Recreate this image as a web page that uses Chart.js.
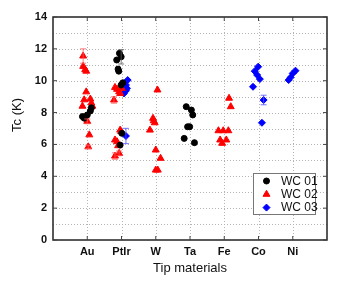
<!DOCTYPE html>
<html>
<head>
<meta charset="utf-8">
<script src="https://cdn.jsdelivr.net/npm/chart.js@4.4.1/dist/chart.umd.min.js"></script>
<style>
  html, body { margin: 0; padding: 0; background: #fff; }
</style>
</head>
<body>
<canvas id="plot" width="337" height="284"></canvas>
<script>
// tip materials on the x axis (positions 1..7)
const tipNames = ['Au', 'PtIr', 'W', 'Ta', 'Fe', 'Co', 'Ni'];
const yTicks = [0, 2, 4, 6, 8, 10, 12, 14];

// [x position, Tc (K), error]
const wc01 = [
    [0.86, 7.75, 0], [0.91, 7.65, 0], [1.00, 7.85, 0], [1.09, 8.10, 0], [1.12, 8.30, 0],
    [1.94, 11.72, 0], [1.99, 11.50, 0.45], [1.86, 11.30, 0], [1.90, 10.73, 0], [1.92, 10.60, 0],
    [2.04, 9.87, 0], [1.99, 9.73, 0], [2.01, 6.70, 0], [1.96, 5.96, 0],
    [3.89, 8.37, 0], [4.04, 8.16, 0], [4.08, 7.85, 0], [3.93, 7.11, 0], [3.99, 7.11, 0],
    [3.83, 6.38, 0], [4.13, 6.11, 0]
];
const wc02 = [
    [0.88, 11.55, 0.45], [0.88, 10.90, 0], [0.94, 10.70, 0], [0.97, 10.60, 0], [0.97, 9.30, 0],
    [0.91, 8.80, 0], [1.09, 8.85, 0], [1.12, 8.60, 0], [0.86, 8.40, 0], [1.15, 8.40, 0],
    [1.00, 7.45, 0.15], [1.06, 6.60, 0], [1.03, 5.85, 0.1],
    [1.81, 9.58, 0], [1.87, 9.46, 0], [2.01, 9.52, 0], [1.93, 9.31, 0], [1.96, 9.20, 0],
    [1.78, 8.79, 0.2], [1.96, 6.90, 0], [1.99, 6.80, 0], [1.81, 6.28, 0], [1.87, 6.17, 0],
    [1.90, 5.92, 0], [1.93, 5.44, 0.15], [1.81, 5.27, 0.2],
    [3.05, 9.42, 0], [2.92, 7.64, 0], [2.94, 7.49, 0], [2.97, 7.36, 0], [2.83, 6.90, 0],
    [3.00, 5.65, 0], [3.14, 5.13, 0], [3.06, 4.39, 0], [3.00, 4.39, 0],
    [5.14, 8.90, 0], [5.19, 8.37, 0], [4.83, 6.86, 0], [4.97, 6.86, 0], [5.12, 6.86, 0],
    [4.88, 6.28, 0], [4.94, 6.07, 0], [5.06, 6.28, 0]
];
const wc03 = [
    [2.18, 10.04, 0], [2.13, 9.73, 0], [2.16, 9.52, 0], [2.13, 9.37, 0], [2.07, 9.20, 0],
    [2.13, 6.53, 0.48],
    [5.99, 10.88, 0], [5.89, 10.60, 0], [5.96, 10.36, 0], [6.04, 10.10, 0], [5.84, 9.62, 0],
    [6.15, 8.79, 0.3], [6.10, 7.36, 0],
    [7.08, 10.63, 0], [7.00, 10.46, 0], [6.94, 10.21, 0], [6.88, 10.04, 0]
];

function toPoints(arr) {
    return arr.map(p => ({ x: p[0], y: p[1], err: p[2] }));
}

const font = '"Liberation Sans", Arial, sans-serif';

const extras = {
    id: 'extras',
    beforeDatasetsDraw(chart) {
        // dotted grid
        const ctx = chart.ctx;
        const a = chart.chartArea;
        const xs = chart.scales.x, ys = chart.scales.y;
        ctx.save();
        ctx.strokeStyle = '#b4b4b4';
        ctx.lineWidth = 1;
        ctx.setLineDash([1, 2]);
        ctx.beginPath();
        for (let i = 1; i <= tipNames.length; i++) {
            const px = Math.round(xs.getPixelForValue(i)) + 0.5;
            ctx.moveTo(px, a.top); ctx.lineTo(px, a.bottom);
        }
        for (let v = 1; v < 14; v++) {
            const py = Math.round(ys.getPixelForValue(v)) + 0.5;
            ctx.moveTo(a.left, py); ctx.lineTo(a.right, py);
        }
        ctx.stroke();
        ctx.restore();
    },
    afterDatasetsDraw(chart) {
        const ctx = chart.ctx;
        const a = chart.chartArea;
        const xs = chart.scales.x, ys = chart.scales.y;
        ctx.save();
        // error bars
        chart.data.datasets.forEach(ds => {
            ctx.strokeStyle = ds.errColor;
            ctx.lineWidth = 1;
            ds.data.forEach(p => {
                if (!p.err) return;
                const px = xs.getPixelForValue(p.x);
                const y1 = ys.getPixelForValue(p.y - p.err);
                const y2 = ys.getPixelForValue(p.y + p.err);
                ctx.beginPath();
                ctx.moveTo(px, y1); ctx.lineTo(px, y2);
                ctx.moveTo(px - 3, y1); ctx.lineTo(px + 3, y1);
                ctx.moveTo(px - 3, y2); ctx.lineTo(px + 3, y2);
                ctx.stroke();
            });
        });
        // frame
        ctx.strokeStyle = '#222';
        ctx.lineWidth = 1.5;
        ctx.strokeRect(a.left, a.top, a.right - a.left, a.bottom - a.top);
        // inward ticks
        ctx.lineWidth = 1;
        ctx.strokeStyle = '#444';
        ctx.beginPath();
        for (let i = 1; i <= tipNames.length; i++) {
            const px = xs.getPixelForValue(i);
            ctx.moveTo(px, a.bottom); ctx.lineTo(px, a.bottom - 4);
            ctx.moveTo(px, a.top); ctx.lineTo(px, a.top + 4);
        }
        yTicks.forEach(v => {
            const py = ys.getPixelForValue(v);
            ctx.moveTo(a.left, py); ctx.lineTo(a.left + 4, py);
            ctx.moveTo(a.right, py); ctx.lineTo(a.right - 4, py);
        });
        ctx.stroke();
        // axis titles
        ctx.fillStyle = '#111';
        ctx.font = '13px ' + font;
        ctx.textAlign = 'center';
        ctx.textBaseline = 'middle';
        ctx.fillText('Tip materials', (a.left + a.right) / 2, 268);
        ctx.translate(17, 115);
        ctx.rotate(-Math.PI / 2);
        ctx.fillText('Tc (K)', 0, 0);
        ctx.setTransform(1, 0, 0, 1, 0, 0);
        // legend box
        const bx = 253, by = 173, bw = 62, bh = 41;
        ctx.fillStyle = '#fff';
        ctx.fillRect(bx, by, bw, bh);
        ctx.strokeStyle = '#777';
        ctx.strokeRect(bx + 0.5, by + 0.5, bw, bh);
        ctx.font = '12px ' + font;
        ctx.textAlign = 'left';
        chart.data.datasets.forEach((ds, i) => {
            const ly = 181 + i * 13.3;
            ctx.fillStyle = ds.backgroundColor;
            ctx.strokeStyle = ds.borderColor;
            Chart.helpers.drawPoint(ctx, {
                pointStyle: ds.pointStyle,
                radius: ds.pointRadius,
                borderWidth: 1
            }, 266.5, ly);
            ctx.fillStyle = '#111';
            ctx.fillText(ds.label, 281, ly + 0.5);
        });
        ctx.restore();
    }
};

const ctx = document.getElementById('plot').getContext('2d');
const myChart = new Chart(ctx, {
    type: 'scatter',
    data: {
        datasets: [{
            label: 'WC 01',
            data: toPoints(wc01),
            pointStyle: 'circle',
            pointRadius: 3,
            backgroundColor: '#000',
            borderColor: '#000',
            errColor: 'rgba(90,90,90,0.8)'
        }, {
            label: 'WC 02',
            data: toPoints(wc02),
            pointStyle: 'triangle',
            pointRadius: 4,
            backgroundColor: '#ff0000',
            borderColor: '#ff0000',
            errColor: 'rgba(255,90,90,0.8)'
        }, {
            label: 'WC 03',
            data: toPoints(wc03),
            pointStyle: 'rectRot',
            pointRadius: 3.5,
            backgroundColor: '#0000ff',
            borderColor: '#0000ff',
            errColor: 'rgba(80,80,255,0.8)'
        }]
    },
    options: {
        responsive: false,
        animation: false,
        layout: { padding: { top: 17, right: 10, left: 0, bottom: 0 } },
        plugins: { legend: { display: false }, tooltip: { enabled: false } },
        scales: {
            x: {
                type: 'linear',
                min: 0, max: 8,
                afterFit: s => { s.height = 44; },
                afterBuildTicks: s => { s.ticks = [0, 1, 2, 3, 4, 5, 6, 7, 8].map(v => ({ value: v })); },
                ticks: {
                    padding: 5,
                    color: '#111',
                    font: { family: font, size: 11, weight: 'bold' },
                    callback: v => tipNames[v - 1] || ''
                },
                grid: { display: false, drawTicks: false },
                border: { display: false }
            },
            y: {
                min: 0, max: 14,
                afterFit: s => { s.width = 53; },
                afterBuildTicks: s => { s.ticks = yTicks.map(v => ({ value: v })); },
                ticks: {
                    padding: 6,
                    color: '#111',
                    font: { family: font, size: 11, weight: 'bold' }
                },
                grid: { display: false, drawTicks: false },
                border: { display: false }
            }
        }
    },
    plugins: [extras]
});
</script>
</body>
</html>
◇ ◇ ◇ ◇
# GIVEN INSTRUCTION:
Only the lines from the top of the data through the line with "const yTicks = [0, 2, 4, 6, 8, 10, 12, 14];" should be quoted, exactly and with both ends kept; skip the pictures.

# RESULT BELOW:
Recreate this image as a web page that uses Chart.js.
<!DOCTYPE html>
<html>
<head>
<meta charset="utf-8">
<script src="https://cdn.jsdelivr.net/npm/chart.js@4.4.1/dist/chart.umd.min.js"></script>
<style>
  html, body { margin: 0; padding: 0; background: #fff; }
</style>
</head>
<body>
<canvas id="plot" width="337" height="284"></canvas>
<script>
// tip materials on the x axis (positions 1..7)
const tipNames = ['Au', 'PtIr', 'W', 'Ta', 'Fe', 'Co', 'Ni'];
const yTicks = [0, 2, 4, 6, 8, 10, 12, 14];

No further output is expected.